European Stocks Hold To Gains After Greek Vote

European Stocks Hold To Gains After Greek Vote

European Stocks Hold To Gains After Greek Vote

The FINANCIAL -- Markets in Europe rose slightly after two sessions of losses, after getting an early boost from a Greek parliamentary vote, as investors weighed corporate earnings and economic data.

European equities posted stronger gains at the open, encouraged by hope Greece is moving closer to its third bailout package after the parliament passed a second round of reform measures. The legislative approval was a precondition by the Greece's international creditors for starting official negotiations on the aid program.
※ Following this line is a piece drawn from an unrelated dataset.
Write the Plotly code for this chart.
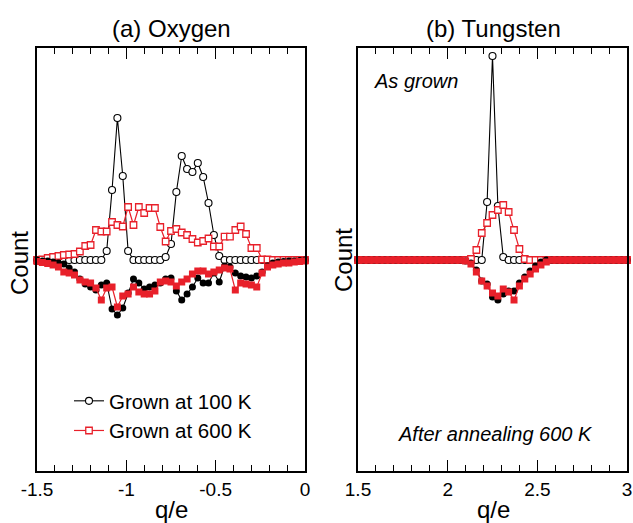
import plotly.graph_objects as go

# ---------------- data ----------------
# bin grids (q/e), step 0.03
Q_OXYGEN = [round(-1.5 + 0.03 * i, 2) for i in range(51)]
Q_TUNGSTEN = [round(1.5 + 0.03 * i, 2) for i in range(51)]

# Oxygen, as grown (positive side)
O_GROWN_100K = [0, 0, 0, 0, 0, 0, 0, 0, 0, 0,
                0, 0, 0, 9, 70, 142, 84, 9, 0, 0,
                0, 0, 0, 0, 3, 16, 68, 104, 91, 88,
                97, 83, 57, 25, 4, 0, 0, 0, 0, 0,
                0, 0, 0, 0, 0, 0, 0, 0, 0, 0, 0]
O_GROWN_600K = [0, 0.5, 2, 3, 4, 5, 5.5, 6, 8.5, 14,
                15, 30, 28.5, 28.5, 38, 35, 33.5, 53, 35, 53,
                47, 52, 52, 33, 18.5, 29, 31, 27.5, 25, 21,
                17.5, 19, 21.5, 13.5, 13.5, 23.3, 23.3, 30, 33.5, 26,
                12, 12, 0.5, 0.5, 0, 0, 0, 0, 0, 0, 0]
# Oxygen, after annealing at 600 K (negative side)
O_ANNEAL_100K = [0, -1, -1, -2, -3, -4, -8, -12, -19, -24,
                 -27, -30, -25, -23, -49, -55, -48, -33, -19, -23,
                 -29, -27, -25, -23, -19, -18, -31, -40, -34, -27,
                 -18, -23, -23, -13, -22, -6, -7, -13, -16, -17,
                 -18, -16, -12, -6, -3, -2, -1.5, -1, -1, -0.5, 0]
O_ANNEAL_600K = [-1.5, -2.5, -3.5, -5, -7, -12, -13, -15, -20, -22,
                 -23, -28, -40, -28, -27, -47, -36, -34, -27, -32,
                 -34, -34, -31, -22, -21, -22, -26, -22, -19, -14,
                 -11, -11, -14, -12, -10, -8, -9, -30, -23, -24,
                 -25, -27, -13, -7, -5, -4, -3, -3, -2, -1.5, -1]

# Tungsten, as grown
W_GROWN_100K = [0] * 24 + [58, 204, 54, 3] + [0] * 23
W_GROWN_600K = [0] * 21 + [1, 10, 27, 37, 45, 50, 55, 48, 30, 11, 1] + [0] * 19
# Tungsten, after annealing
W_ANNEAL_100K = [0] * 20 + [-1, -3, -10, -21, -24, -37, -40, -34, -31, -31,
                            -23, -17, -11, -6, -2] + [0] * 16
W_ANNEAL_600K = [0] * 20 + [-1, -4, -12, -21, -26, -33, -36, -29, -32, -40,
                            -26, -19, -14, -9, -5, -2] + [0] * 15

LEGEND_NAMES = ["Grown at 100 K", "Grown at 600 K"]
PANEL_TITLES = ["(a) Oxygen", "(b) Tungsten"]
O_TICKS = [-1.5, -1, -0.5, 0]
O_TICKTEXT = ["-1.5", "-1", "-0.5", "0"]
W_TICKS = [1.5, 2, 2.5, 3]
W_TICKTEXT = ["1.5", "2", "2.5", "3"]

# ---------------- figure ----------------
W, H = 633, 523
BLACK = "#000000"
RED = "#e8202a"
FONT = "Liberation Sans, Arial, sans-serif"

def px_x(p):
    return p / W

def px_y(p):
    return 1 - p / H

fig = go.Figure()

def add_series(x, y, xa, ya, kind, name=None, legend=False):
    if kind == "open_circle":
        marker = dict(symbol="circle", size=7, color="white",
                      line=dict(color=BLACK, width=1.1))
        line = dict(color=BLACK, width=1.1)
    elif kind == "open_square":
        marker = dict(symbol="square", size=6.5, color="white",
                      line=dict(color=RED, width=1.3))
        line = dict(color=RED, width=1.2)
    elif kind == "filled_circle":
        marker = dict(symbol="circle", size=7, color=BLACK,
                      line=dict(width=0))
        line = dict(color=BLACK, width=1.1)
    else:
        marker = dict(symbol="square", size=7, color=RED,
                      line=dict(width=0))
        line = dict(color=RED, width=1.2)
    fig.add_trace(go.Scatter(x=x, y=y, xaxis=xa, yaxis=ya, mode="lines+markers",
                             marker=marker, line=line, name=name,
                             showlegend=legend, cliponaxis=False))

add_series(Q_OXYGEN, O_GROWN_100K, "x", "y", "open_circle", LEGEND_NAMES[0], True)
add_series(Q_OXYGEN, O_GROWN_600K, "x", "y", "open_square", LEGEND_NAMES[1], True)
add_series(Q_OXYGEN, O_ANNEAL_100K, "x", "y", "filled_circle")
add_series(Q_OXYGEN, O_ANNEAL_600K, "x", "y", "filled_square")

add_series(Q_TUNGSTEN, W_GROWN_100K, "x2", "y2", "open_circle")
add_series(Q_TUNGSTEN, W_GROWN_600K, "x2", "y2", "open_square")
add_series(Q_TUNGSTEN, W_ANNEAL_100K, "x2", "y2", "filled_circle")
add_series(Q_TUNGSTEN, W_ANNEAL_600K, "x2", "y2", "filled_square")

YRANGE = [-211, 212]
ydom = [px_y(471), px_y(48)]

def xaxis_cfg(domain, rng, tv, tt, anchor):
    return dict(domain=domain, range=rng, anchor=anchor, automargin=False,
                tickvals=tv, ticktext=tt, ticks="inside", ticklen=11,
                tickwidth=1.2, tickcolor=BLACK,
                minor=dict(dtick=0.1, tick0=rng[0], ticks="inside", ticklen=6,
                           tickwidth=1.2, tickcolor=BLACK, showgrid=False),
                showline=True, linecolor=BLACK, linewidth=1.5, mirror="ticks",
                showgrid=False, zeroline=False,
                tickfont=dict(family=FONT, size=19, color=BLACK),
                ticklabelstandoff=0)

def yaxis_cfg(anchor):
    return dict(domain=ydom, range=YRANGE, anchor=anchor, automargin=False,
                showticklabels=False, ticks="", showline=True, linecolor=BLACK,
                linewidth=1.5, mirror=True, showgrid=False, zeroline=False)

fig.update_layout(
    template="none",
    width=W, height=H,
    margin=dict(l=0, r=0, t=0, b=0, pad=0, autoexpand=False),
    paper_bgcolor="white", plot_bgcolor="white",
    font=dict(family=FONT, color=BLACK),
    xaxis=xaxis_cfg([px_x(37), px_x(305)], [-1.5, 0], O_TICKS, O_TICKTEXT, "y"),
    yaxis=yaxis_cfg("x"),
    xaxis2=xaxis_cfg([px_x(358), px_x(627)], [1.5, 3], W_TICKS, W_TICKTEXT, "y2"),
    yaxis2=yaxis_cfg("x2"),
    legend=dict(x=px_x(69), y=px_y(381), xanchor="left", yanchor="top",
                bgcolor="rgba(0,0,0,0)", borderwidth=0,
                font=dict(family=FONT, size=20.5, color=BLACK),
                itemwidth=30, tracegroupgap=0),
    showlegend=True,
)

annotations = [
    dict(text=PANEL_TITLES[0], x=px_x(171), y=px_y(29), font=dict(size=24)),
    dict(text=PANEL_TITLES[1], x=px_x(493), y=px_y(29), font=dict(size=24)),
    dict(text="q/e", x=px_x(171), y=px_y(509), font=dict(size=24)),
    dict(text="q/e", x=px_x(493), y=px_y(509), font=dict(size=24)),
    dict(text="Count", x=px_x(19), y=px_y(263), textangle=-90, font=dict(size=24)),
    dict(text="Count", x=px_x(343), y=px_y(260), textangle=-90, font=dict(size=24)),
    dict(text="<i>As grown</i>", x=px_x(372), y=px_y(81), xanchor="left",
         font=dict(size=20)),
    dict(text="<i>After annealing 600 K</i>", x=px_x(495), y=px_y(434),
         font=dict(size=20)),
]
for a in annotations:
    a.setdefault("xanchor", "center")
    a.update(xref="paper", yref="paper", yanchor="middle", showarrow=False)
    a["font"] = dict(family=FONT, color=BLACK, **a["font"])
fig.update_layout(annotations=annotations)

fig.write_html(
    "out.html",
    config={"displayModeBar": False},
    post_script="document.body.style.margin='0';document.body.style.overflow='hidden';",
)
Read: What's next for Greece now second austerity package is approved, according to Nasdaq.

On the country indexes, Spain's IBEX 35 gained 0.3% to 11,513.40 after the country's statistics agency said the unemployment rate dropped in the second quarter to the lowest level since 2011.
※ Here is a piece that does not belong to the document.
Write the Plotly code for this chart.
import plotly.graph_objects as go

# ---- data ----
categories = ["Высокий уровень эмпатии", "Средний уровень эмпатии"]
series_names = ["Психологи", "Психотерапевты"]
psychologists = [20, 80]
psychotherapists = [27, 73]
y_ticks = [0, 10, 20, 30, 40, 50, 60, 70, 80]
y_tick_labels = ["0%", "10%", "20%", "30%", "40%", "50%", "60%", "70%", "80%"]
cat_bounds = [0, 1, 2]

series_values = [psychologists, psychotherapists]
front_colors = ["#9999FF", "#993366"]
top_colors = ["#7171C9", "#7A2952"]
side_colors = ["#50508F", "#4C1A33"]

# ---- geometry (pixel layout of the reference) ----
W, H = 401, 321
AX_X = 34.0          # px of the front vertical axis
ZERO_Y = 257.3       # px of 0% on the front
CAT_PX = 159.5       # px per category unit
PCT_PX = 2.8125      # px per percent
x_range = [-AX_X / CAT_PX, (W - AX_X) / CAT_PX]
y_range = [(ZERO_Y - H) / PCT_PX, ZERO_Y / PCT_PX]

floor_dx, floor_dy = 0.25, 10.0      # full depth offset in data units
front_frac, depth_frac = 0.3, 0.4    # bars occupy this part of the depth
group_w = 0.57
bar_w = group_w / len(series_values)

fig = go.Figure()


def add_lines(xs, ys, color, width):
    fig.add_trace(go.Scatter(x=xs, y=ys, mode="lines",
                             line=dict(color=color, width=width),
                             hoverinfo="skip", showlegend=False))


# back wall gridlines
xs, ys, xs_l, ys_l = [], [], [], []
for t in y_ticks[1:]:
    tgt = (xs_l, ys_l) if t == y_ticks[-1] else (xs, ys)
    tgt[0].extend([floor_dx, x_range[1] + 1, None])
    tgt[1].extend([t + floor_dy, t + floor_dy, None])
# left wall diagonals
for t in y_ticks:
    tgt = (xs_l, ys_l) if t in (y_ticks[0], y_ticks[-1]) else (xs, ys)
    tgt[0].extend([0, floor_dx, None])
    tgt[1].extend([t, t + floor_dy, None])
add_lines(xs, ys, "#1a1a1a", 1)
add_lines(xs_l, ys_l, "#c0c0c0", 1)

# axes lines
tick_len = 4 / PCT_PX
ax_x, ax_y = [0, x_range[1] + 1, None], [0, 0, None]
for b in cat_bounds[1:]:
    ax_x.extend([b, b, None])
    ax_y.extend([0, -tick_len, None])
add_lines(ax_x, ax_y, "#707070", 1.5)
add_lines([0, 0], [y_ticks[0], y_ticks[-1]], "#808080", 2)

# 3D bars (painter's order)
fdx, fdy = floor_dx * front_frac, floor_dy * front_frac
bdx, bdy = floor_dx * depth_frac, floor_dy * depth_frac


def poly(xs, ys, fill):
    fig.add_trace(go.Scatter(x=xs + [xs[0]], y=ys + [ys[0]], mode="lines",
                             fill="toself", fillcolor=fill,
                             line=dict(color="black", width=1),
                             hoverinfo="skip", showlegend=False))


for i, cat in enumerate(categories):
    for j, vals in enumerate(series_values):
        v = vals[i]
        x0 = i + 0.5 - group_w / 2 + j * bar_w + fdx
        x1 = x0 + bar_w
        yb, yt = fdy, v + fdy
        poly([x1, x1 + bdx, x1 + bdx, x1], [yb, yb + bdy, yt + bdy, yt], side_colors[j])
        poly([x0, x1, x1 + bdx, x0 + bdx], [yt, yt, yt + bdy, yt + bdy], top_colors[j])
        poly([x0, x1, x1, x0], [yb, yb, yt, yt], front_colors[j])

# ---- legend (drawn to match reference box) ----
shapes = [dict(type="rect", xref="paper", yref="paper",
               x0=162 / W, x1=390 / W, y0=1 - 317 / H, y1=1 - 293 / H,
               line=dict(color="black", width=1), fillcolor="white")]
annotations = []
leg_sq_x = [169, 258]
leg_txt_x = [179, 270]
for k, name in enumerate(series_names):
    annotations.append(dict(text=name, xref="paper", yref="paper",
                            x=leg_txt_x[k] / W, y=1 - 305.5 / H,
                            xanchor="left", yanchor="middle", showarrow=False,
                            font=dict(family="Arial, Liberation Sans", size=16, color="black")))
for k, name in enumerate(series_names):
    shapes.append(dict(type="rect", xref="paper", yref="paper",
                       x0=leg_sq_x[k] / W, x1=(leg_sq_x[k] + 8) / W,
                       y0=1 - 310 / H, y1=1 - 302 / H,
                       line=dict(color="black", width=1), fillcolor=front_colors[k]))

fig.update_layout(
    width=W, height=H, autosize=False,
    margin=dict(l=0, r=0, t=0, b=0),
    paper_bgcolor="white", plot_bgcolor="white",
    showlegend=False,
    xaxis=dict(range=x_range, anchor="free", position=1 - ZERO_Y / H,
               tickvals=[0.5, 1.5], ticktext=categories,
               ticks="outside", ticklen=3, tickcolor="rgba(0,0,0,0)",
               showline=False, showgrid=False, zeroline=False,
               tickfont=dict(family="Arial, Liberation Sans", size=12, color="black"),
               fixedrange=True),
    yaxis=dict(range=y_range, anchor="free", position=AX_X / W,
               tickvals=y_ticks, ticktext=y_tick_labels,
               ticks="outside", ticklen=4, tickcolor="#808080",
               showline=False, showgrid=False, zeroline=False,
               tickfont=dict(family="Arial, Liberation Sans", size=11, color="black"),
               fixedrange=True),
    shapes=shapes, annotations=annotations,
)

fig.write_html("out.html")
Italy's FTSE MIB tacked on 0.2% to 23,737.33 and France's CAC 40 rose 0.1% to 5,087.62.

Germany's DAX clung to a 0.1% gain at 11,532.97.

The Stoxx Europe 600 , however, shed 0.2% to 399.64, weighed by losses in Russian stocks that pulled the MICEX down 0.6% at 1,625.16.
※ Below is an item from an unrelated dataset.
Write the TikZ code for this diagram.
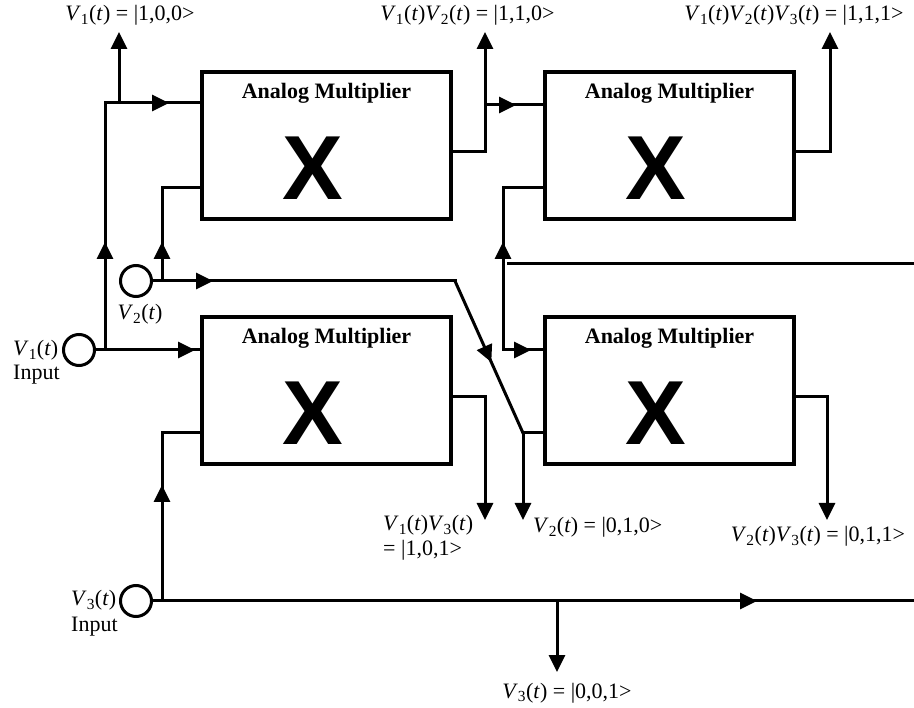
\documentclass[tikz,border=0pt]{standalone}
\usepackage{fontspec}
\setmainfont{Liberation Serif}
\newfontfamily\xfont{Liberation Sans}
\usetikzlibrary{arrows.meta,decorations.markings,calc}
\newcommand{\Vt}[1]{\textit{V}\textsubscript{#1}(\textit{t})}
\begin{document}
\begin{tikzpicture}[x=1pt,y=-1pt,
  wire/.style={line width=3pt,line cap=rect},
  endarrow/.style={line width=3pt,-{Triangle[length=17pt,width=16pt]}},
  midarrow/.style={postaction={decorate},decoration={markings,mark=at position #1 with {\arrow{Triangle[length=17pt,width=16pt]}}}},
  mbox/.style={draw,line width=4pt,minimum width=249pt,minimum height=147pt,inner sep=0pt},
  port/.style={circle,draw,line width=3pt,minimum size=31pt,inner sep=0pt},
  lbl/.style={font=\fontsize{22}{26}\selectfont,inner sep=0pt},
  ttl/.style={font=\fontsize{22}{26}\selectfont\bfseries,inner sep=0pt,anchor=base},
  xmark/.style={font=\xfont\bfseries\fontsize{91}{100}\selectfont,inner sep=0pt,anchor=base}
]
\useasboundingbox (0,0) rectangle (914,708);
\fill[white] (0,0) rectangle (914,708);

% boxes
\node[mbox] (A) at (326.5,145.5) {};
\node[mbox] (B) at (669.5,145.5) {};
\node[mbox] (C) at (326.5,390.5) {};
\node[mbox] (D) at (669.5,390.5) {};
\foreach \b in {A,B,C,D}{
  \node[ttl] (ttl\b) at ($(\b.north)+(0,29)$) {Analog Multiplier};
  \node[xmark] (x\b) at ($(\b.center)+(-13.5,54.5)$) {X};
}

% input ports
\node[port] (v1) at (79,350) {};
\node[port] (v2) at (136,281) {};
\node[port] (v3) at (136,601) {};

% V1 wiring
\draw[wire,midarrow=99pt] (v1.east) -- (C.west |- v1.east);
\coordinate (j1) at (105,350);
\coordinate (j2) at (105,103);
\coordinate (j3) at (119,103);
\coordinate (o1) at (119,32);
\draw[wire,midarrow=108pt] (j1) -- (j2);
\draw[wire,midarrow=64pt] (j2) -- (A.west |- j2);
\draw[endarrow] (j3) -- (o1);

% V2 wiring
\coordinate (k1) at (455,281);
\coordinate (k2) at (523,433);
\coordinate (k3) at (162,281);
\coordinate (k4) at (162,188);
\coordinate (o6) at (523,520);
\draw[wire,midarrow=60pt] (v2.east) -- (k1);
\draw[wire,midarrow=89pt] (k1) -- (k2);
\draw[wire] (k2) -- (D.west |- k2);
\draw[endarrow] (k2) -- (o6);
\draw[wire,midarrow=39pt] (k3) -- (k4);
\draw[wire] (k4) -- (A.west |- k4);

% box A output
\coordinate (m1) at (485,152);
\coordinate (m2) at (485,105);
\coordinate (o2) at (485,32);
\draw[wire] (A.east |- m1) -- (m1);
\draw[endarrow] (m1) -- (o2);
\draw[wire,midarrow=31pt] (m2) -- (B.west |- m2);

% box B output
\coordinate (m3) at (830,152);
\coordinate (o3) at (830,32);
\draw[wire] (B.east |- m3) -- (m3);
\draw[endarrow] (m3) -- (o3);

% feedback to B and D
\coordinate (f1) at (503,350);
\coordinate (f2) at (503,188);
\coordinate (f3) at (508,264);
\coordinate (f4) at (914,264);
\draw[wire,midarrow=108pt] (f1) -- (f2);
\draw[wire] (f2) -- (B.west |- f2);
\draw[wire,midarrow=28pt] (f1) -- (D.west |- f1);
\draw[wire] (f3) -- (f4);

% V3 wiring
\coordinate (n1) at (162,433);
\coordinate (n2) at (162,601);
\coordinate (p1) at (914,601);
\coordinate (p2) at (557,601);
\coordinate (o7) at (557,672);
\draw[wire] (C.west |- n1) -- (n1);
\draw[wire,midarrow=116pt] (n2) -- (n1);
\draw[wire,midarrow=604pt] (v3.east) -- (p1);
\draw[endarrow] (p2) -- (o7);

% box C and D outputs
\coordinate (q1) at (485,397);
\coordinate (o4) at (485,520);
\coordinate (q2) at (827,397);
\coordinate (o5) at (827,520);
\draw[wire] (C.east |- q1) -- (q1);
\draw[endarrow] (q1) -- (o4);
\draw[wire] (D.east |- q2) -- (q2);
\draw[endarrow] (q2) -- (o5);

% labels
\node[lbl,anchor=base] (t1) at (130,21) {\Vt{1} = |1,0,0>};
\node[lbl,anchor=base] (t2) at (467.5,21) {\Vt{1}\Vt{2} = |1,1,0>};
\node[lbl,anchor=base] (t3) at (794,21) {\Vt{1}\Vt{2}\Vt{3} = |1,1,1>};
\node[lbl,anchor=base] (lv2) at (140,320) {\Vt{2}};
\node[lbl,anchor=base west] (lv1) at (13,356) {\Vt{1}};
\node[lbl,anchor=base west] (lv1i) at (13,380) {Input};
\node[lbl,anchor=base west] (lv3) at (71,606) {\Vt{3}};
\node[lbl,anchor=base west] (lv3i) at (71,631) {Input};
\node[lbl,anchor=base west] (b1) at (383,531) {\Vt{1}\Vt{3}};
\node[lbl,anchor=base west] (b1b) at (383,556) {= |1,0,1>};
\node[lbl,anchor=base west] (b2) at (533,533) {\Vt{2} = |0,1,0>};
\node[lbl,anchor=base] (b3) at (818,542) {\Vt{2}\Vt{3} = |0,1,1>};
\node[lbl,anchor=base] (b4) at (567,698) {\Vt{3} = |0,0,1>};
\end{tikzpicture}
\end{document}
In Moscow, shares of Gazprom fell 0.9% despite an upgrade of the oil producer's rating at J.P. Morgan to overweight from neutral. Gazprom was an "underdog during high oil prices but may do well in a low price environment," said J.P. Morgan.

Oil prices in recent sessions have dropped below $50 a barrel, hurt by concerns about U.S. oil oversupply.

The sell-off in oil and metals prices "has started to impact across equity markets," said Richard Perry, market analyst at Hantec Markets, in a note. "Add in the disappointment of earnings releases from U.S. corporate giants Apple (AAPL) and Microsoft (MSFT) and these moves are beginning to become cause for concern."

Among corporate movers, Credit Suisse Group (CSGN.VX) rose 5% after the Swiss banking heavyweight swung to a second- quarter profit of 1.05 billion Swiss francs ($1.09 billion), more than an expected profit of 703 million francs.

Syngenta AG (SYNN.VX) shares were down 1.3%. The Swiss pesticide and seed maker said it will keep resisting a roughly $45 billion takeover bid from rival Monsanto Co. (MON). Syngenta also said profit for the six months ended June 30 fell to $1.22 billion, a figure that was still higher than an expected profit of $1.14 billion.